Stories of "Successful" Adoption?
Occasionally there are people on the internet, looking for "birthmother stories" , "birthmom stories", "true birthmom stories", "successful birthmom stories" or even "successful adoption stories".
What does this word "successful" mean and what does "successful adoption" imply?
Domestic adoption is the business of finding healthy babies for people. An adoption is considered "successful" if the mother and father do not come to their senses in time to figure out how to keep their own son or daughter. An adoption is "successful" if the adopted person maintains allegiance to the adopters and does not seek out his mother.
An adoption is "successful" if the "birthmom birth object" can be brainwashed into naively repeating "it was my choice" despite the fact that she had no real information about her options, about the consequences of adoption or about the consequences of open adoption. When she had no information upon which to base an informed consent the adoption was not even legal. An adoption is considered successful when the mother says naively "adoption is better than abortion" never questioning why she has only these adoption vs. abortion "options".
An adoption is "successful" if the adopted person says the adopters are the only "family" he has ever known. Adoptees rarely comprehend that adoptive people purchase (or take advantage of) "services" designed to get healthy babies away from their mothers. "Divide and conquer" is one strategy adoption businesses use, pitting mothers against fathers and grandparents against parents. Moms and families considering adoption for their baby are led to believe that adoption will be "no different" from the standpoint of the child than if they raised their son or daughter themselves. It would be nice if that were true. Unfortunately an adopted person does feel "the difference" whether they are lied to or even if they are told the truth about having been adopted.

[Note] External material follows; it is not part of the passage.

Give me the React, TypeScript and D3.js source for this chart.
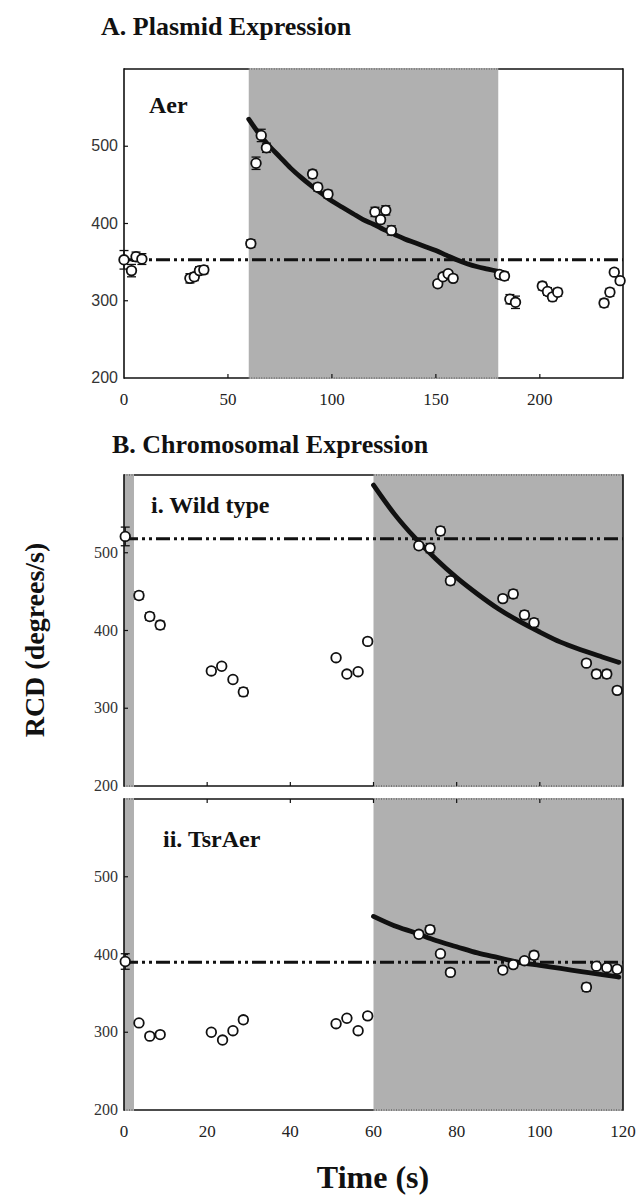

Sadly, few adoptees were true orphans that had no family desiring or fit to care for them. Instead, most adoptees were artificially orphaned by society, to punish moms for having babies and to get babies for adoption. Public policy on adoption has little regard for the effect on the person adopted as a baby.
The use of "positive adoption language" which is promoted by the adoption industry has made a realistic discussion of adoption almost impossible. But once people understand that rather than being individual "units", we as human beings are creatures whose identity and psychology are based in our true family, then a real discussion of the merits of adoption and alternative "permanency" solutions may take place.
Infertile adopters really want their "own" child. Language is a powerful tool, making people believe that one can make someone else's child "theirs" by obtaining a falsified birth certificate. Not only do agencies profit from this misperception, but most Americans seem to agree with adopters that after all they've paid for "adoption services" and all their donations to adoption agencies, they deserve a baby.
Adoption is considered "successful" when all of society can be made to believe that the adoptive buyers deserve the title "parent" if not "saint".